When an agency's action is challenged in court, the agency will sometimes request that the court remand the challenged action—usually a regulation—so that the agency can correct any errors in the first instance. . . . For such a voluntary remand to be granted, "the agency ordinarily . . . need[s] to profess intention to reconsider, rereview, or modify the original agency decision that is the subject of the legal challenge." . . . Voluntary remands conserve judicial resources by allowing agencies to correct their errors before courts reach merits determinations requiring them to do so. . . . Courts retain "broad discretion" in deciding whether to grant a voluntarily requested remand but have "generally grant[ed] an agency's request for voluntary remand unless the request is frivolous or made in bad faith." . . .

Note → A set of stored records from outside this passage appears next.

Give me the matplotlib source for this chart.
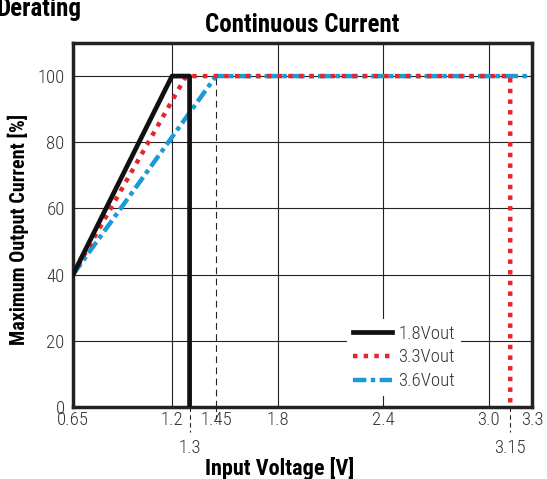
import matplotlib
matplotlib.use('Agg')
import numpy as np
import matplotlib.pyplot as plt
import matplotlib.transforms as mtransforms
from matplotlib import font_manager

# pick a narrow font if one is installed
names = set(f.name for f in font_manager.fontManager.ttflist)
narrow = [n for n in ['Liberation Sans Narrow', 'Roboto Condensed', 'DejaVu Sans Condensed'] if n in names]
plt.rcParams['font.family'] = narrow + ['DejaVu Sans']
plt.rcParams['font.stretch'] = 'condensed'

# data
v_18 = [0.65, 1.2, 1.3, 1.3]
i_18 = [40, 100, 100, 0]
v_33 = [0.65, 1.28, 3.15, 3.15]
i_33 = [40, 100, 100, 0]
v_36 = [0.65, 1.45, 3.3]
i_36 = [40, 100, 100]
labels = ['1.8Vout', '3.3Vout', '3.6Vout']

xticks_top = [0.65, 1.2, 1.45, 1.8, 2.4, 3.0, 3.3]
xticklabels_top = ['0.65', '1.2', '1.45', '1.8', '2.4', '3.0', '3.3']
xticks_low = [1.3, 3.15]
xticklabels_low = ['1.3', '3.15']
yticks = [0, 20, 40, 60, 80, 100]
xgrid = [1.2, 1.8, 2.4, 3.0]

# the original x axis is not quite linear (last segment squeezed)
scale_v = [0.65, 1.2, 3.0, 3.3]
scale_p = [0.0, 99.0, 415.5, 459.0]


def fwd(x):
    return np.interp(x, scale_v, scale_p)


def inv(p):
    return np.interp(p, scale_p, scale_v)


fig = plt.figure(figsize=(5.47, 4.79), dpi=100)
ax = fig.add_axes([73 / 547, 1 - 407 / 479, 459 / 547, 364 / 479])

ax.set_xscale('function', functions=(fwd, inv))
ax.set_xlim(0.65, 3.3)
ax.set_ylim(0, 110)

# grid
for y in yticks[1:]:
    ax.axhline(y, color='#222222', lw=0.8, zorder=1)
for x in xgrid:
    ax.axvline(x, color='#222222', lw=0.8, zorder=1)
ax.plot([1.45, 1.45], [0, 100], color='#222222', lw=0.8, ls=(0, (6, 4)), zorder=1)

# dashed marks below the axis
trans = mtransforms.blended_transform_factory(ax.transData, ax.transAxes)
for x, h in [(1.3, -0.07), (1.45, -0.045), (3.15, -0.07)]:
    ax.plot([x, x], [0, h], transform=trans, color='#222222', lw=0.8,
            ls=(0, (4, 3)), clip_on=False)

ax.plot(v_18, i_18, color='#111111', lw=3.4, label=labels[0], zorder=4,
        solid_joinstyle='round')
ax.plot(v_33, i_33, color='#e8232a', lw=3.2, ls=(0, (1.0, 1.4)), label=labels[1], zorder=3)
ax.plot(v_36, i_36, color='#1a9ad6', lw=3.2, ls=(0, (3, 1, 1, 1)), label=labels[2], zorder=2)

for s in ax.spines.values():
    s.set_linewidth(2.5)
    s.set_color('#222222')

ax.set_yticks(yticks)
ax.set_xticks(xticks_top)
ax.set_xticklabels(xticklabels_top)
ax.set_xticks(xticks_low, minor=True)
ax.set_xticklabels(xticklabels_low, minor=True)
ax.tick_params(axis='both', which='both', length=0, labelsize=13.5, colors='#333333')
ax.tick_params(axis='x', which='major', pad=3)
ax.tick_params(axis='x', which='minor', pad=23)
ax.tick_params(axis='y', pad=6)
for t in ax.get_xticklabels(which='both') + ax.get_yticklabels():
    t.set_fontweight('light')

ax.set_xlabel('Input Voltage [V]', fontsize=16, fontweight='bold', va='baseline')
ax.xaxis.set_label_coords(0.451, -0.187)
ax.set_ylabel('Maximum Output Current [%]', fontsize=14.5, fontweight='bold')
ax.yaxis.set_label_coords(-0.095, 0.489)
ax.set_title('Continuous Current', fontsize=18, fontweight='bold', pad=8)

fig.text(-0.006, 0.967, 'Derating', fontsize=18, fontweight='bold', va='baseline')

leg = ax.legend(loc='center', bbox_to_anchor=(0.721, 0.136), frameon=True,
                facecolor='white', edgecolor='none', framealpha=1,
                fontsize=13.5, handlelength=2.1, handletextpad=0.35,
                labelspacing=0.3, borderpad=0.3, fancybox=False)
for t in leg.get_texts():
    t.set_color('#333333')
    t.set_fontweight('light')

fig.savefig('out.png', dpi=100)
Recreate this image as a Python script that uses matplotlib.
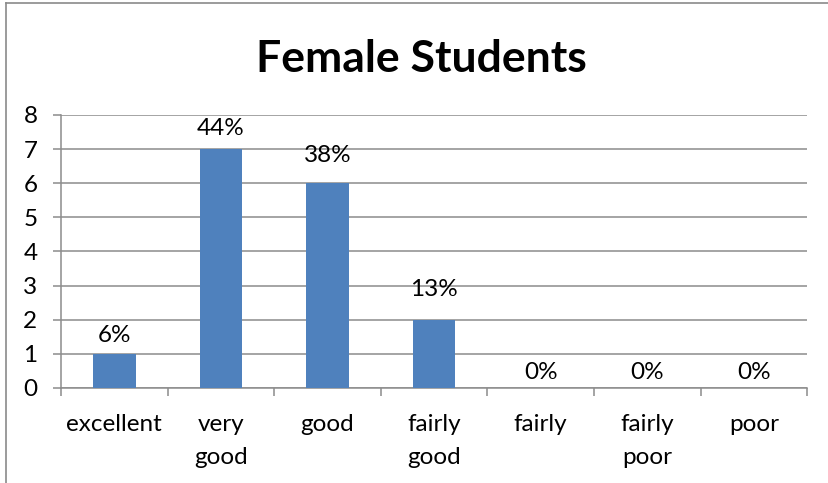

Plaintiffs argue that principles of equity support pairing the authority to grant a voluntary remand (which usually occurs without a merits decision) with a corresponding authority to vacate the challenged rule during a voluntary remand. Otherwise, Plaintiffs assert, voluntary remands could lead to inequitable consequences: While an agency reassesses the challenged rule on remand, a plaintiff may be forced to live with a rule that it contends is unlawful. In short, Plaintiffs contend that if voluntary remands before merits determinations exist, so too must the authority to vacate a challenged rule in the interim.
Plaintiffs' argument overlooks that federal courts do not have unlimited equitable authority. As the Supreme Court has explained, the equitable authority of the federal courts extends only so far as that which the courts of equity in England traditionally exercised "at the time of the separation" between the United States and England. . . . Plaintiffs have pointed to no legal precedent or historical examples suggesting that courts of equity were empowered to vacate an executive action not first held to violate the law, and we are aware of none.
Precedent instead suggests that permanent equitable remedies can be awarded against only illegal executive action. And illegality, of course, requires establishing that there has been (or will be) a violation of the law. . . .
Moreover, even if Plaintiffs could point to some precedent supporting a court's authority to vacate executive action without a merits ruling, we read the APA as foreclosing any authority of courts to vacate agency actions not first held unlawful. . . .
By granting courts authority to "set aside" agency actions "found to be" unlawful, . . . the APA not only expressly explains when a court may set aside agency action (upon a holding of unlawfulness), it also implicitly explains when a court cannot (without a holding of unlawfulness). . . .
In addition, the APA defines rulemaking as the "agency process for formulating, amending, or repealing a rule." 5 U.S.C. § 551(5) (emphasis added). The Supreme Court has interpreted that provision as requiring that "agencies use the same procedures when they amend or repeal a rule as they used to issue the rule in the first instance." . . . Endorsing the practice of voluntary-remand-with-vacatur where there is no merits ruling would essentially turn courts into the accomplices of agencies seeking to avoid this statutory requirement, as it would allow agencies to repeal a rule merely by requesting a remand with vacatur in court. Because Congress set forth in the APA a detailed process for repealing rules, we cannot endorse a judicial practice that would help agencies circumvent that process.
On this basis, the Ninth Circuit sent the case back to the district court for further proceedings, leaving the Trump EPA Section 401 rule in place, at least for the time being.
An addendum: This opinion, like other opinions by Judge Friedland that I have read, is quite good. It addresses a complicated subject in a concise and direct fashion, seeking to apply relevant legal rules in a clear and principled fashion. She is definitely one of President Obama's more impressive and effective judicial appointees.